Documents top secret. Le second bâtiment est beaucoup plus grand, il faut dire qu’il s’agissait du quartier-général pour tout l’ancien oblast de Donetsk. L’endroit est encore plus intéressant et livrera quelques secrets. Plus officiel que le premier, il est aussi totalement en ruines, à l’extrémité nord du bâtiment un coup au but d’un obus de gros calibre a effondré une partie de la bâtisse. L’un des escaliers pour atteindre les niveaux supérieurs est totalement détruit et affaissé, il faudra passer par un autre chemin. L’ambiance est exactement la même, coffres éventrés, ordinateurs fracassés, destructions massives, documents et débris gisants partout au sol, chaussures à talons de femmes et beaucoup de bouteilles d’alcool, ici aussi ce fut l’orgie finale. Au rez-de-chaussée nous découvrons quantité de cartes d’accréditations du SBU. Elles sont sur un vieux modèle qui a été très utile, un présentoir en cuir, photos et identités, mais seuls restent le dérisoire support. Les Ukrainiens ont pris le temps d’arracher toutes les photos et informations, il y en a des centaines au sol, sans parler des cartes de personnels désormais sans doute à la retraite. Ailleurs ce sont des dizaines d’enveloppes, elles portent souvent des tampons et la notification « Secret ». Là aussi elles sont vides, il s’agit de courriers qui étaient transportés par un service spécial du SBU, pour acheminer les documents secrets et les envoyer à divers destinataires. Il ne reste plus rien dans les enveloppes, les coffres forts sont presque tous vides mais l’un d’eux a été oublié. Ce sont des registres secrets de documents, lettres et listes de personnels du SBU pour l’oblast de Donetsk. Il y a aussi des documents pour l’achat et l’attribution d’appartements à des agents du SBU, avec l’aide de l’État ukrainien. Tout est en rang d’oignon, les certificats de naissance, les coordonnées bancaires, et même des photos. C’est là que nous trouverons la copie et l’apostille d’un passeport américain, d’un Ukrainien naturalisé. Qui était-il cela reste un mystère.

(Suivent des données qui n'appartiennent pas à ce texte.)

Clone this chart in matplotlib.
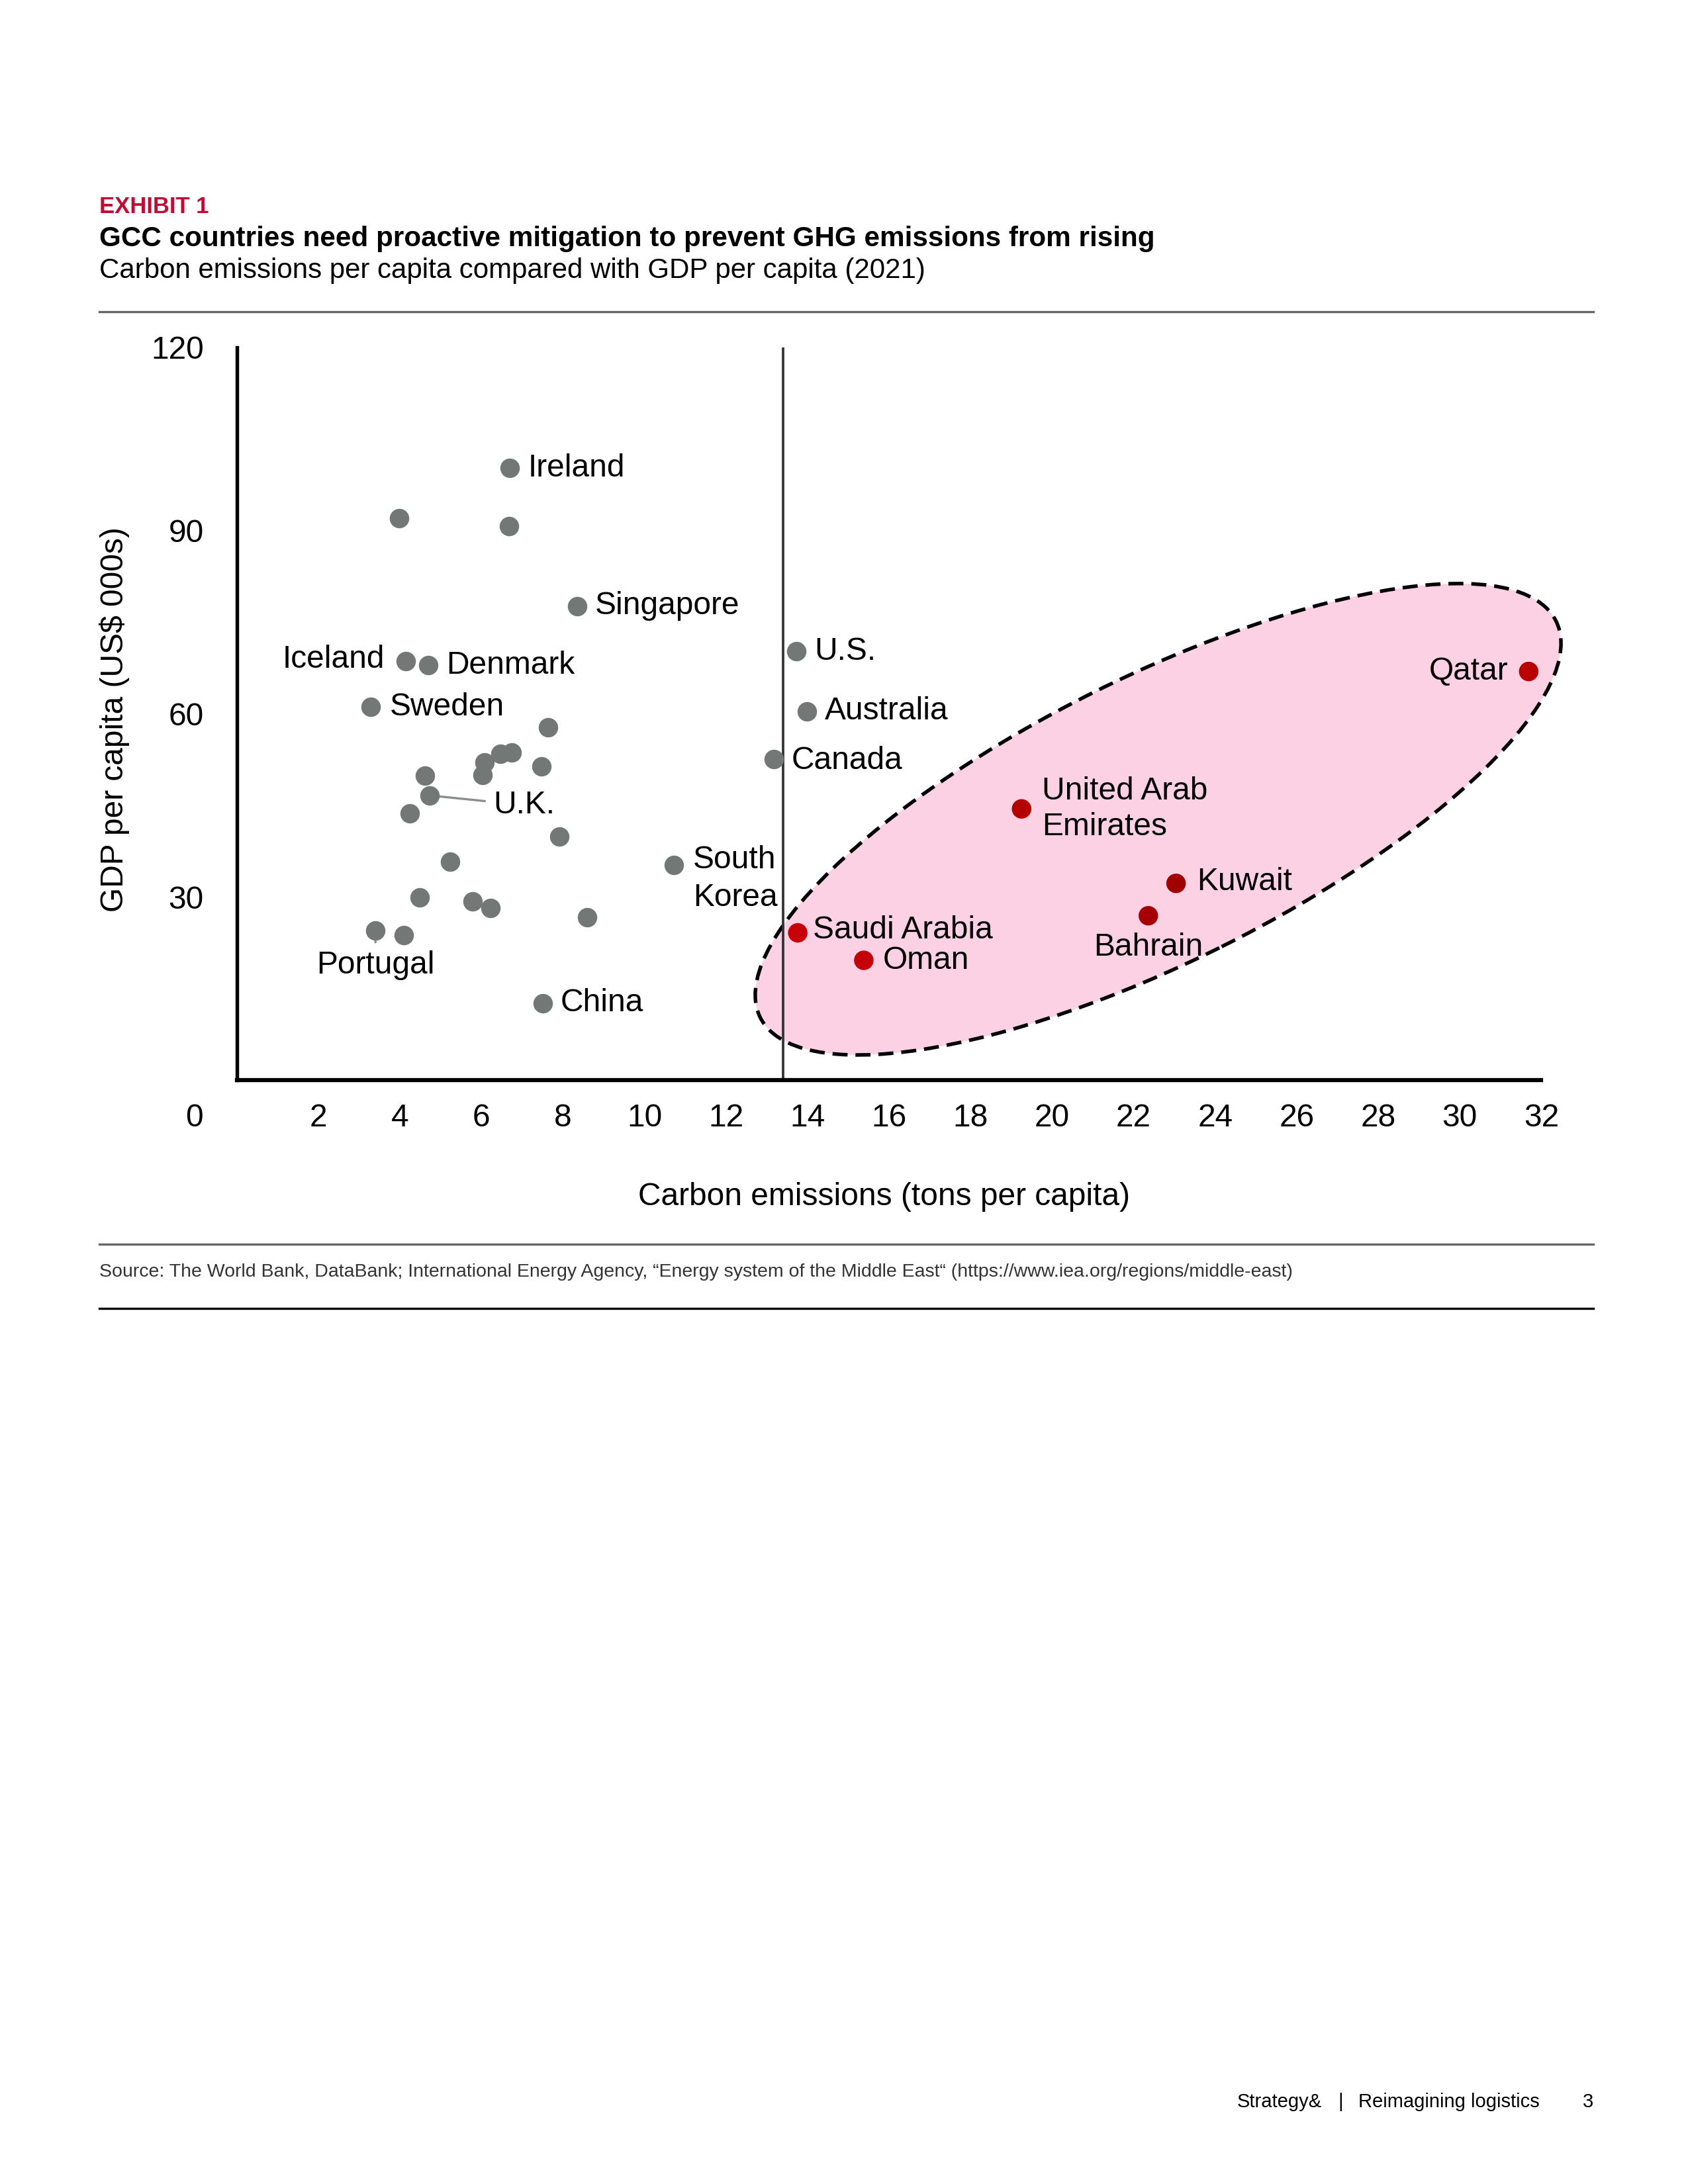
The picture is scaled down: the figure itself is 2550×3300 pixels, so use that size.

Notre visite se termine, nous sommes restés dans ces lieux plusieurs heures, à fouiller les caves, puis les niveaux étage par étage, sans parler des locaux techniques, garages et fosse à vidanges, entrepôts techniques et dépendances qui se trouvaient derrière les deux bâtiments. En ressortant nous sommes à la fois enthousiastes de nos découvertes, mais aussi nous pensons aux victimes. Combien de
centaines, voire de milliers de personnes sont passées dans cet endroit ? Combien ont été torturées, combien assassinées ? Un résistant m’avait raconté comment les cadavres des victimes étaient jetés dans des trous de mines ou d’anciennes carrières inondées du côté de Granitnoe, certains corps ayant été réduits en bouillie avec une presse à automobile dans des carcasses… Nous sortons de ce lieu infernal, je n’aurais jamais pensé honnêtement voir de mes propres yeux cet endroit que plusieurs prisonniers m’avaient déjà décris, comme Oleg,
Vitali ou encore le Père Théophane. En France et en Occident aucun média mainstream n’ont évoqué
les tortures, arrestations illégales, et les assassinats politiques qui ont été commis par le SBU. Et pourtant justice devra être faite et la vérité devra faire son chemin.